Oh you buyers are being very coy, aren’t you.
Go ahead – be very picky and patient these days about the homes for sale. Keep chuckling to yourself about how the inventory is fat and heavy with OPTs and prices seem to have nowhere to go but down.
Enjoy it while it lasts. It won’t be long.
Jerome Powell’s last day is May 15, 2026, and Trump will be riding him all the way to the end. The new Fed chief will be named in advance, and the bond market will probably get ahead of it too because Trump will be bellowing about how he can’t wait to drop rates back to 1%.
They don’t care about the amount of the federal debt amount – it’s the payments that are burdensome. Once the rates go down – boom, problem solved and Trump ends up being the hero who saved the federal budget.
And the housing market.
All we need is to get mortgage rates down into the 5s. Trump’s new guy should have those in place easily by the end of May, and – dare I say it – we could have mortgage rates between 4% to 5% as soon as next summer!! Wahoo!
There will still be a flood of inventory, but at least more buyers might step up.
Frenzy 2026, here we come!
This might keep the plates spinning at first. But, Trump was just given the green light by the Supreme Court to lay off gov workers.

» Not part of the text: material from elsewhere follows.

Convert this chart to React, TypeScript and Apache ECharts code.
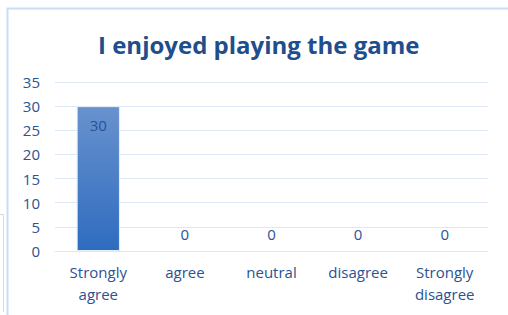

This along with much less money funneling through NGOs will make it hard to maintain sales numbers even with lower rates.
Hopefully Trump starts funding business startups to counteract the government headcount drops.
Yes there are two other caveats about much-lower rates:
1. Buyers may not lose their minds this time like they did during the pandemic.
2. Flood of inventory could/will temper the euphoria.
Fed drops rates to 1% there’s a better than likely chance the long-term rates rise.
Can I live in my frenzy fantasy for just a little longer….. 😆
The orange menace may get his new lackey to push rates down, but other than the forced overnight trade, no one will buy sub-inflation bonds.
who is lining up to buy mortgage backed bonds at 3%?
Agree and I’d settle for 4.5% mortgage rates.